**EXERCISE OBJECTIVE:**
Without including any images, repeat the data exactly.

**DATASET SECTION:**
* begin *
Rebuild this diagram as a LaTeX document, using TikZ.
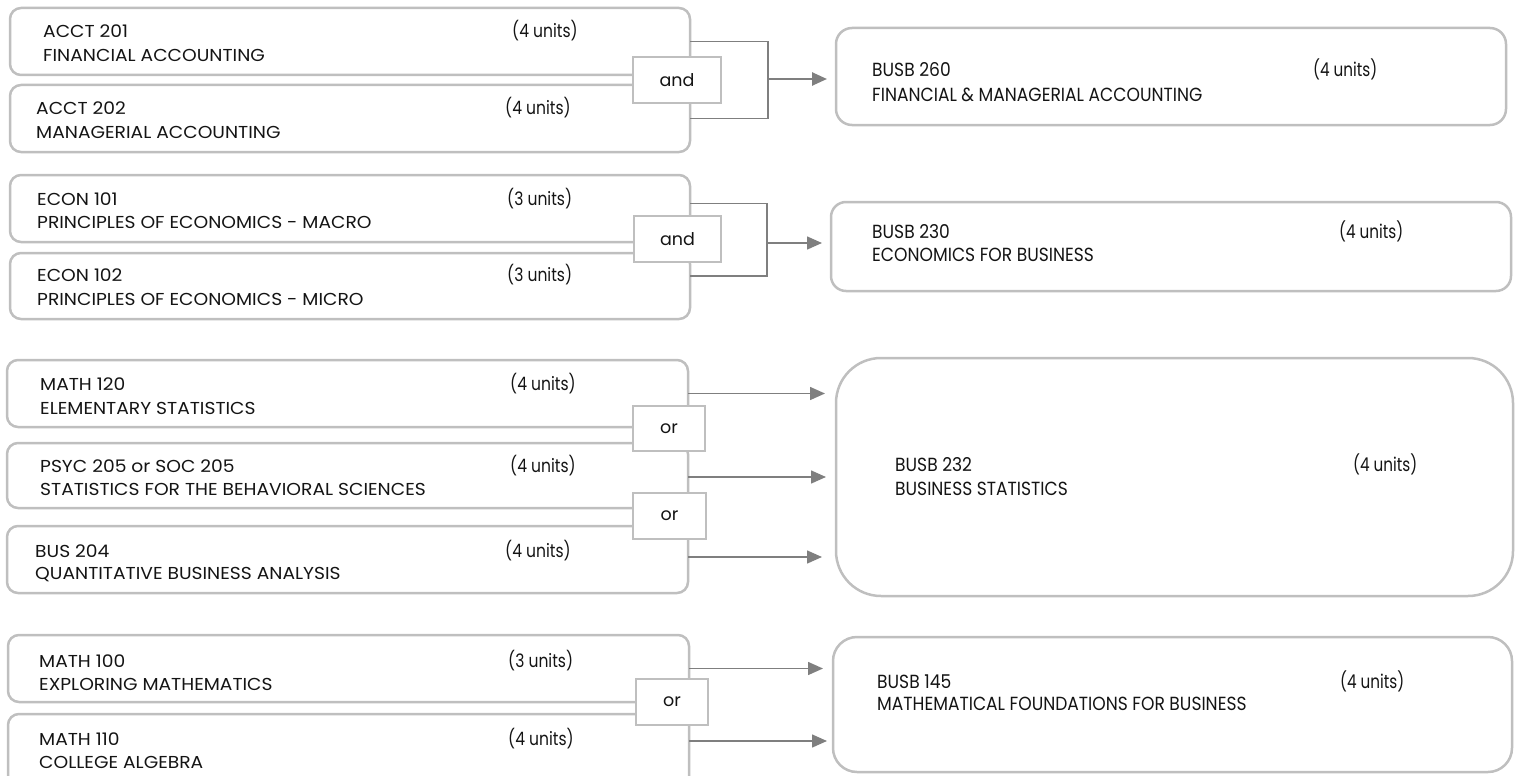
\documentclass[tikz,border=0pt]{standalone}
\usepackage{fontspec}
\setmainfont{Poppins}
\newfontfamily\lfont{Poppins}[FakeStretch=1.08]
\newfontfamily\ufont{Poppins}[FakeStretch=0.84]
\newfontfamily\rfont{Poppins}[FakeStretch=0.9]
\newfontfamily\rufont{Poppins}[FakeStretch=0.8]
\usetikzlibrary{arrows.meta,fit}
\definecolor{boxgray}{HTML}{BFBFBF}
\definecolor{linegray}{HTML}{7F7F7F}
\definecolor{txtcol}{HTML}{141414}
\tikzset{
  lbox/.style={draw=boxgray, line width=2.5pt, rounded corners=11pt, inner sep=0pt, outer sep=0pt},
  rbox/.style={lbox, line width=2.5pt},
  gate/.style={draw=boxgray, line width=2.5pt, fill=white, inner sep=0pt, outer sep=0pt},
  gatetxt/.style={inner sep=0pt, font=\fontsize{17.5}{20}\selectfont, text=txtcol},
  ltxt/.style={anchor=base west, inner sep=0pt, font=\lfont\fontsize{17.3}{20}\selectfont, text=txtcol},
  utxt/.style={anchor=base west, inner sep=0pt, font=\ufont\fontsize{18.5}{20}\selectfont, text=txtcol},
  rtxt/.style={anchor=base west, inner sep=0pt, font=\rfont\fontsize{19}{22}\selectfont, text=txtcol},
  rutxt/.style={anchor=base west, inner sep=0pt, font=\rufont\fontsize{19}{22}\selectfont, text=txtcol},
  conn/.style={draw=linegray, line width=1.5pt},
  arr/.style={conn, -{Triangle[length=15pt,width=13pt]}, shorten >=9pt},
}
\begin{document}
\begin{tikzpicture}[x=1pt,y=-1pt]
\useasboundingbox (0,0) rectangle (1521,776);
% ---------- left boxes ----------
\node[lbox, fit={(10,8) (690,75)}] (a1) {};
\node[lbox, fit={(10,85) (690,152)}] (a2) {};
\node[lbox, fit={(10,175) (690,242)}] (e1) {};
\node[lbox, fit={(10,253) (690,319)}] (e2) {};
\node[lbox, fit={(7,360) (688,427)}] (s1) {};
\node[lbox, fit={(7,443) (688,508)}] (s2) {};
\node[lbox, fit={(7,526) (688,593)}] (s3) {};
\node[lbox, fit={(8,635) (689,702)}] (m1) {};
\node[lbox, fit={(8,714) (689,800)}] (m2) {};
% ---------- right boxes ----------
\node[rbox, rounded corners=16pt, fit={(836,28) (1506,125)}] (t1) {};
\node[rbox, rounded corners=15pt, fit={(831,202) (1511,291)}] (t2) {};
\node[rbox, rounded corners=45pt, fit={(836,358) (1513,596)}] (t3) {};
\node[rbox, rounded corners=24pt, fit={(833,637) (1512,772)}] (t4) {};
% ---------- left texts ----------
\node[ltxt] (a1c) at (43,38) {ACCT 201};
\node[ltxt] (a1t) at (43,62) {FINANCIAL ACCOUNTING};
\node[utxt] (a1u) at (512,38) {(4 units)};
\node[ltxt] (a2c) at (36,114) {ACCT 202};
\node[ltxt] (a2t) at (36,138) {MANAGERIAL ACCOUNTING};
\node[utxt] (a2u) at (505,114) {(4 units)};
\node[ltxt] (e1c) at (37,205) {ECON 101};
\node[ltxt] (e1t) at (37,228) {PRINCIPLES OF ECONOMICS - MACRO};
\node[utxt] (e1u) at (507,205) {(3 units)};
\node[ltxt] (e2c) at (37,281) {ECON 102};
\node[ltxt] (e2t) at (37,305) {PRINCIPLES OF ECONOMICS - MICRO};
\node[utxt] (e2u) at (507,281) {(3 units)};
\node[ltxt] (s1c) at (40,390) {MATH 120};
\node[ltxt] (s1t) at (40,414) {ELEMENTARY STATISTICS};
\node[utxt] (s1u) at (510,390) {(4 units)};
\node[ltxt] (s2c) at (40,472) {PSYC 205 or SOC 205};
\node[ltxt] (s2t) at (40,495) {STATISTICS FOR THE BEHAVIORAL SCIENCES};
\node[utxt] (s2u) at (510,472) {(4 units)};
\node[ltxt] (s3c) at (35,557) {BUS 204};
\node[ltxt] (s3t) at (35,579) {QUANTITATIVE BUSINESS ANALYSIS};
\node[utxt] (s3u) at (505,557) {(4 units)};
\node[ltxt] (m1c) at (39,667) {MATH 100};
\node[ltxt] (m1t) at (39,690) {EXPLORING MATHEMATICS};
\node[utxt] (m1u) at (508,667) {(3 units)};
\node[ltxt] (m2c) at (39,745) {MATH 110};
\node[ltxt] (m2t) at (39,768) {COLLEGE ALGEBRA};
\node[utxt] (m2u) at (508,745) {(4 units)};
% ---------- right texts ----------
\node[rtxt] (t1c) at (872,77) {BUSB 260};
\node[rtxt] (t1t) at (872,101) {FINANCIAL \& MANAGERIAL ACCOUNTING};
\node[rutxt] (t1u) at (1313,77) {(4 units)};
\node[rtxt] (t2c) at (872,238) {BUSB 230};
\node[rtxt] (t2t) at (872,261) {ECONOMICS FOR BUSINESS};
\node[rutxt] (t2u) at (1339,238) {(4 units)};
\node[rtxt] (t3c) at (895,471) {BUSB 232};
\node[rtxt] (t3t) at (895,495) {BUSINESS STATISTICS};
\node[rutxt] (t3u) at (1353,471) {(4 units)};
\node[rtxt] (t4c) at (877,688) {BUSB 145};
\node[rtxt] (t4t) at (877,710) {MATHEMATICAL FOUNDATIONS FOR BUSINESS};
\node[rutxt] (t4u) at (1340,688) {(4 units)};
% ---------- connectors ----------
\coordinate (j1) at (768,79);
\coordinate (j2) at (767,243);
\draw[conn] (a1.east) -| (j1) |- (a2.east);
\draw[arr, line width=2.5pt] (j1) -- (t1.west |- j1);
\draw[conn] ([yshift=5pt]e1.east) -| (j2) |- ([yshift=10pt]e2.east);
\draw[arr] (j2) -- (t2.west |- j2);
\draw[arr, shorten >=11pt] (s1.east) -- (s1.east -| t3.west);
\draw[arr, shorten >=10pt] ([yshift=-1.5pt]s2.east) -- ([yshift=-1.5pt]s2.east -| t3.west);
\draw[arr, shorten >=14pt] ([yshift=2.5pt]s3.east) -- ([yshift=2.5pt]s3.east -| t3.west);
\draw[arr, shorten >=10pt] (m1.east) -- (m1.east -| t4.west);
\draw[arr, shorten >=6pt] ([yshift=-27pt]m2.north east) -- ([yshift=-27pt]m2.north east -| t4.west);
% ---------- gates ----------
\node[gate, fit={(633,57) (721,103)}] (g1) {};
\node[gatetxt] (g1l) at (g1.center) {and};
\node[gate, fit={(634,216) (721,262)}] (g2) {};
\node[gatetxt] (g2l) at (g2.center) {and};
\node[gate, fit={(633,406) (705,451)}] (g3) {};
\node[gatetxt] (g3l) at (g3.center) {or};
\node[gate, fit={(633,493) (706,539)}] (g4) {};
\node[gatetxt] (g4l) at (g4.center) {or};
\node[gate, fit={(636,679) (708,725)}] (g5) {};
\node[gatetxt] (g5l) at (g5.center) {or};
\end{tikzpicture}
\end{document}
* end *
**ANSWER:**
Rebuild this diagram as a LaTeX document, using TikZ.
\documentclass[tikz,border=0pt]{standalone}
\usepackage{fontspec}
\setmainfont{Poppins}
\newfontfamily\lfont{Poppins}[FakeStretch=1.08]
\newfontfamily\ufont{Poppins}[FakeStretch=0.84]
\newfontfamily\rfont{Poppins}[FakeStretch=0.9]
\newfontfamily\rufont{Poppins}[FakeStretch=0.8]
\usetikzlibrary{arrows.meta,fit}
\definecolor{boxgray}{HTML}{BFBFBF}
\definecolor{linegray}{HTML}{7F7F7F}
\definecolor{txtcol}{HTML}{141414}
\tikzset{
  lbox/.style={draw=boxgray, line width=2.5pt, rounded corners=11pt, inner sep=0pt, outer sep=0pt},
  rbox/.style={lbox, line width=2.5pt},
  gate/.style={draw=boxgray, line width=2.5pt, fill=white, inner sep=0pt, outer sep=0pt},
  gatetxt/.style={inner sep=0pt, font=\fontsize{17.5}{20}\selectfont, text=txtcol},
  ltxt/.style={anchor=base west, inner sep=0pt, font=\lfont\fontsize{17.3}{20}\selectfont, text=txtcol},
  utxt/.style={anchor=base west, inner sep=0pt, font=\ufont\fontsize{18.5}{20}\selectfont, text=txtcol},
  rtxt/.style={anchor=base west, inner sep=0pt, font=\rfont\fontsize{19}{22}\selectfont, text=txtcol},
  rutxt/.style={anchor=base west, inner sep=0pt, font=\rufont\fontsize{19}{22}\selectfont, text=txtcol},
  conn/.style={draw=linegray, line width=1.5pt},
  arr/.style={conn, -{Triangle[length=15pt,width=13pt]}, shorten >=9pt},
}
\begin{document}
\begin{tikzpicture}[x=1pt,y=-1pt]
\useasboundingbox (0,0) rectangle (1521,776);
% ---------- left boxes ----------
\node[lbox, fit={(10,8) (690,75)}] (a1) {};
\node[lbox, fit={(10,85) (690,152)}] (a2) {};
\node[lbox, fit={(10,175) (690,242)}] (e1) {};
\node[lbox, fit={(10,253) (690,319)}] (e2) {};
\node[lbox, fit={(7,360) (688,427)}] (s1) {};
\node[lbox, fit={(7,443) (688,508)}] (s2) {};
\node[lbox, fit={(7,526) (688,593)}] (s3) {};
\node[lbox, fit={(8,635) (689,702)}] (m1) {};
\node[lbox, fit={(8,714) (689,800)}] (m2) {};
% ---------- right boxes ----------
\node[rbox, rounded corners=16pt, fit={(836,28) (1506,125)}] (t1) {};
\node[rbox, rounded corners=15pt, fit={(831,202) (1511,291)}] (t2) {};
\node[rbox, rounded corners=45pt, fit={(836,358) (1513,596)}] (t3) {};
\node[rbox, rounded corners=24pt, fit={(833,637) (1512,772)}] (t4) {};
% ---------- left texts ----------
\node[ltxt] (a1c) at (43,38) {ACCT 201};
\node[ltxt] (a1t) at (43,62) {FINANCIAL ACCOUNTING};
\node[utxt] (a1u) at (512,38) {(4 units)};
\node[ltxt] (a2c) at (36,114) {ACCT 202};
\node[ltxt] (a2t) at (36,138) {MANAGERIAL ACCOUNTING};
\node[utxt] (a2u) at (505,114) {(4 units)};
\node[ltxt] (e1c) at (37,205) {ECON 101};
\node[ltxt] (e1t) at (37,228) {PRINCIPLES OF ECONOMICS - MACRO};
\node[utxt] (e1u) at (507,205) {(3 units)};
\node[ltxt] (e2c) at (37,281) {ECON 102};
\node[ltxt] (e2t) at (37,305) {PRINCIPLES OF ECONOMICS - MICRO};
\node[utxt] (e2u) at (507,281) {(3 units)};
\node[ltxt] (s1c) at (40,390) {MATH 120};
\node[ltxt] (s1t) at (40,414) {ELEMENTARY STATISTICS};
\node[utxt] (s1u) at (510,390) {(4 units)};
\node[ltxt] (s2c) at (40,472) {PSYC 205 or SOC 205};
\node[ltxt] (s2t) at (40,495) {STATISTICS FOR THE BEHAVIORAL SCIENCES};
\node[utxt] (s2u) at (510,472) {(4 units)};
\node[ltxt] (s3c) at (35,557) {BUS 204};
\node[ltxt] (s3t) at (35,579) {QUANTITATIVE BUSINESS ANALYSIS};
\node[utxt] (s3u) at (505,557) {(4 units)};
\node[ltxt] (m1c) at (39,667) {MATH 100};
\node[ltxt] (m1t) at (39,690) {EXPLORING MATHEMATICS};
\node[utxt] (m1u) at (508,667) {(3 units)};
\node[ltxt] (m2c) at (39,745) {MATH 110};
\node[ltxt] (m2t) at (39,768) {COLLEGE ALGEBRA};
\node[utxt] (m2u) at (508,745) {(4 units)};
% ---------- right texts ----------
\node[rtxt] (t1c) at (872,77) {BUSB 260};
\node[rtxt] (t1t) at (872,101) {FINANCIAL \& MANAGERIAL ACCOUNTING};
\node[rutxt] (t1u) at (1313,77) {(4 units)};
\node[rtxt] (t2c) at (872,238) {BUSB 230};
\node[rtxt] (t2t) at (872,261) {ECONOMICS FOR BUSINESS};
\node[rutxt] (t2u) at (1339,238) {(4 units)};
\node[rtxt] (t3c) at (895,471) {BUSB 232};
\node[rtxt] (t3t) at (895,495) {BUSINESS STATISTICS};
\node[rutxt] (t3u) at (1353,471) {(4 units)};
\node[rtxt] (t4c) at (877,688) {BUSB 145};
\node[rtxt] (t4t) at (877,710) {MATHEMATICAL FOUNDATIONS FOR BUSINESS};
\node[rutxt] (t4u) at (1340,688) {(4 units)};
% ---------- connectors ----------
\coordinate (j1) at (768,79);
\coordinate (j2) at (767,243);
\draw[conn] (a1.east) -| (j1) |- (a2.east);
\draw[arr, line width=2.5pt] (j1) -- (t1.west |- j1);
\draw[conn] ([yshift=5pt]e1.east) -| (j2) |- ([yshift=10pt]e2.east);
\draw[arr] (j2) -- (t2.west |- j2);
\draw[arr, shorten >=11pt] (s1.east) -- (s1.east -| t3.west);
\draw[arr, shorten >=10pt] ([yshift=-1.5pt]s2.east) -- ([yshift=-1.5pt]s2.east -| t3.west);
\draw[arr, shorten >=14pt] ([yshift=2.5pt]s3.east) -- ([yshift=2.5pt]s3.east -| t3.west);
\draw[arr, shorten >=10pt] (m1.east) -- (m1.east -| t4.west);
\draw[arr, shorten >=6pt] ([yshift=-27pt]m2.north east) -- ([yshift=-27pt]m2.north east -| t4.west);
% ---------- gates ----------
\node[gate, fit={(633,57) (721,103)}] (g1) {};
\node[gatetxt] (g1l) at (g1.center) {and};
\node[gate, fit={(634,216) (721,262)}] (g2) {};
\node[gatetxt] (g2l) at (g2.center) {and};
\node[gate, fit={(633,406) (705,451)}] (g3) {};
\node[gatetxt] (g3l) at (g3.center) {or};
\node[gate, fit={(633,493) (706,539)}] (g4) {};
\node[gatetxt] (g4l) at (g4.center) {or};
\node[gate, fit={(636,679) (708,725)}] (g5) {};
\node[gatetxt] (g5l) at (g5.center) {or};
\end{tikzpicture}
\end{document}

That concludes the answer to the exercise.